___ GIVEN DATA ___
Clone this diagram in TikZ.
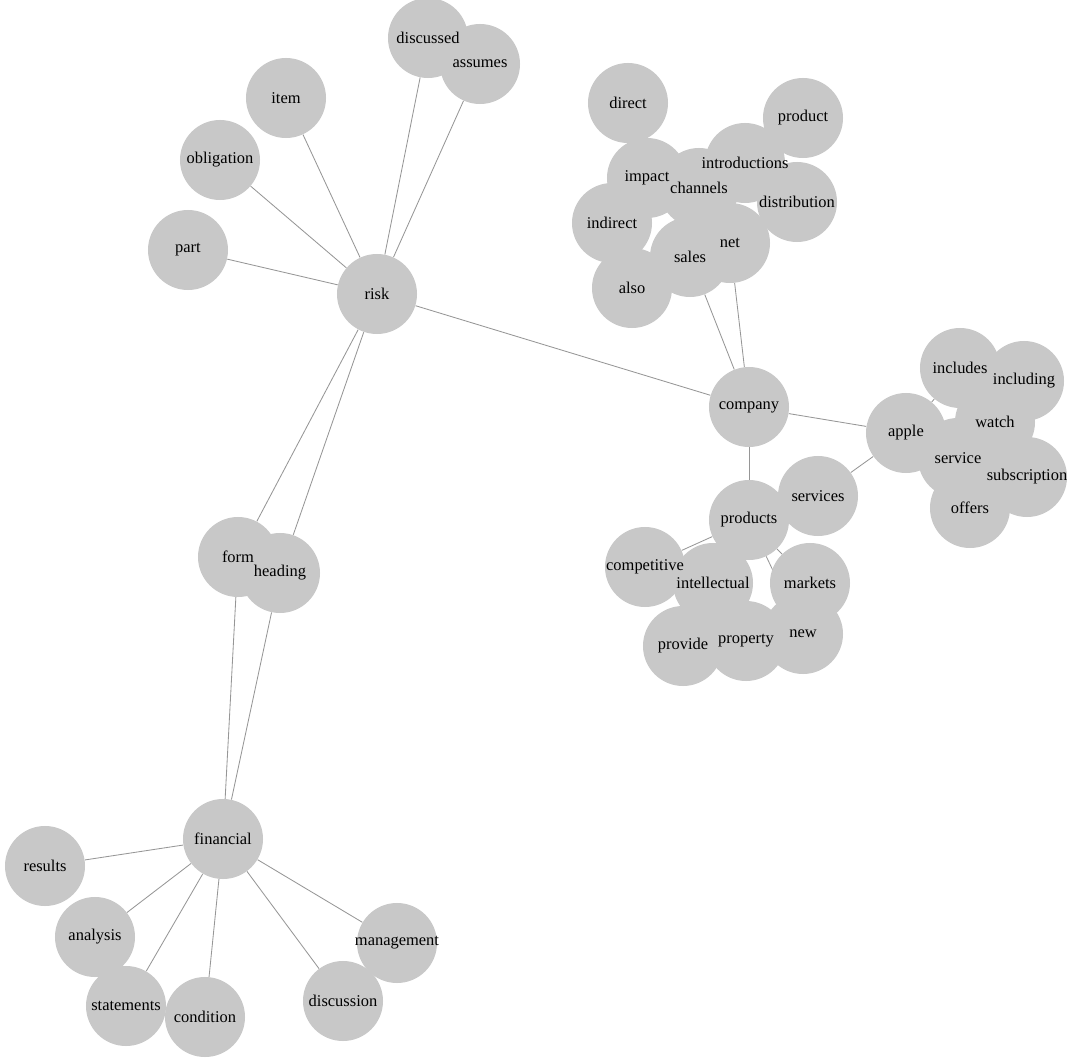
\documentclass[tikz,border=0pt]{standalone}
\usepackage{fontspec}
\setmainfont{Liberation Serif}
\usepackage{xcolor}
\definecolor{BubbleGray}{RGB}{200,200,200}
\definecolor{LinkGray}{RGB}{150,150,150}
\usetikzlibrary{backgrounds}
\tikzset{
  % Word bubble (no border)
  bubble/.style={
    circle, fill=BubbleGray,
    minimum size=2cm, inner sep=0pt
  },
  % Word label on top of all bubbles
  wlabel/.style={font=\fontsize{11.7}{14}\selectfont, inner sep=0pt},
  % Links between words
  link/.style={draw=LinkGray, line width=0.6pt},
}
\def\wordlist{%
  discussed/428/38, assumes/480/64, item/286/98, obligation/220/160,
  part/188/250, risk/377/294,
  direct/628/103, product/803/118, introductions/745/163, impact/647/178,
  channels/699/188, distribution/797/202, indirect/612/223, net/730/243,
  sales/690/257, also/632/288,
  company/749/407, apple/906/433, includes/960/368, including/1024/381,
  watch/995/422, service/958/458, subscription/1027/477, offers/970/508,
  services/818/496, products/749/520, competitive/645/567,
  intellectual/713/583, markets/810/583, provide/683/646,
  property/746/641, new/803/634,
  form/238/557, heading/280/573,
  financial/223/839, results/45/866, analysis/95/937, statements/126/1006,
  condition/205/1017, discussion/343/1001, management/397/943}

\begin{document}
\begin{tikzpicture}[x=0.025cm, y=-0.025cm]
  \useasboundingbox (0,0) rectangle (1080,1063);

  % Bubbles
  \foreach \w/\x/\y in \wordlist
    \node[bubble] (\w) at (\x,\y) {};

  % Labels
  \foreach \w/\x/\y in \wordlist
    \node[wlabel] at (\w) {\w};

  % Links
  \begin{scope}[on background layer]
    \foreach \a/\b in {risk/part, risk/obligation, risk/item, risk/discussed,
        risk/assumes, risk/company, risk/form, risk/heading,
        company/sales, company/net, company/apple, company/products,
        apple/services, apple/includes, apple/watch,
        products/competitive, products/markets, products/new,
        form/financial, heading/financial,
        financial/results, financial/analysis, financial/statements,
        financial/condition, financial/discussion, financial/management}
      \draw[link] (\a) -- (\b);
  \end{scope}
\end{tikzpicture}
\end{document}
___
Repeat the data exactly, dropping every picture it holds.

◆ **WRITTEN SOLUTION**
Clone this diagram in TikZ.
\documentclass[tikz,border=0pt]{standalone}
\usepackage{fontspec}
\setmainfont{Liberation Serif}
\usepackage{xcolor}
\definecolor{BubbleGray}{RGB}{200,200,200}
\definecolor{LinkGray}{RGB}{150,150,150}
\usetikzlibrary{backgrounds}
\tikzset{
  % Word bubble (no border)
  bubble/.style={
    circle, fill=BubbleGray,
    minimum size=2cm, inner sep=0pt
  },
  % Word label on top of all bubbles
  wlabel/.style={font=\fontsize{11.7}{14}\selectfont, inner sep=0pt},
  % Links between words
  link/.style={draw=LinkGray, line width=0.6pt},
}
\def\wordlist{%
  discussed/428/38, assumes/480/64, item/286/98, obligation/220/160,
  part/188/250, risk/377/294,
  direct/628/103, product/803/118, introductions/745/163, impact/647/178,
  channels/699/188, distribution/797/202, indirect/612/223, net/730/243,
  sales/690/257, also/632/288,
  company/749/407, apple/906/433, includes/960/368, including/1024/381,
  watch/995/422, service/958/458, subscription/1027/477, offers/970/508,
  services/818/496, products/749/520, competitive/645/567,
  intellectual/713/583, markets/810/583, provide/683/646,
  property/746/641, new/803/634,
  form/238/557, heading/280/573,
  financial/223/839, results/45/866, analysis/95/937, statements/126/1006,
  condition/205/1017, discussion/343/1001, management/397/943}

\begin{document}
\begin{tikzpicture}[x=0.025cm, y=-0.025cm]
  \useasboundingbox (0,0) rectangle (1080,1063);

  % Bubbles
  \foreach \w/\x/\y in \wordlist
    \node[bubble] (\w) at (\x,\y) {};

  % Labels
  \foreach \w/\x/\y in \wordlist
    \node[wlabel] at (\w) {\w};

  % Links
  \begin{scope}[on background layer]
    \foreach \a/\b in {risk/part, risk/obligation, risk/item, risk/discussed,
        risk/assumes, risk/company, risk/form, risk/heading,
        company/sales, company/net, company/apple, company/products,
        apple/services, apple/includes, apple/watch,
        products/competitive, products/markets, products/new,
        form/financial, heading/financial,
        financial/results, financial/analysis, financial/statements,
        financial/condition, financial/discussion, financial/management}
      \draw[link] (\a) -- (\b);
  \end{scope}
\end{tikzpicture}
\end{document}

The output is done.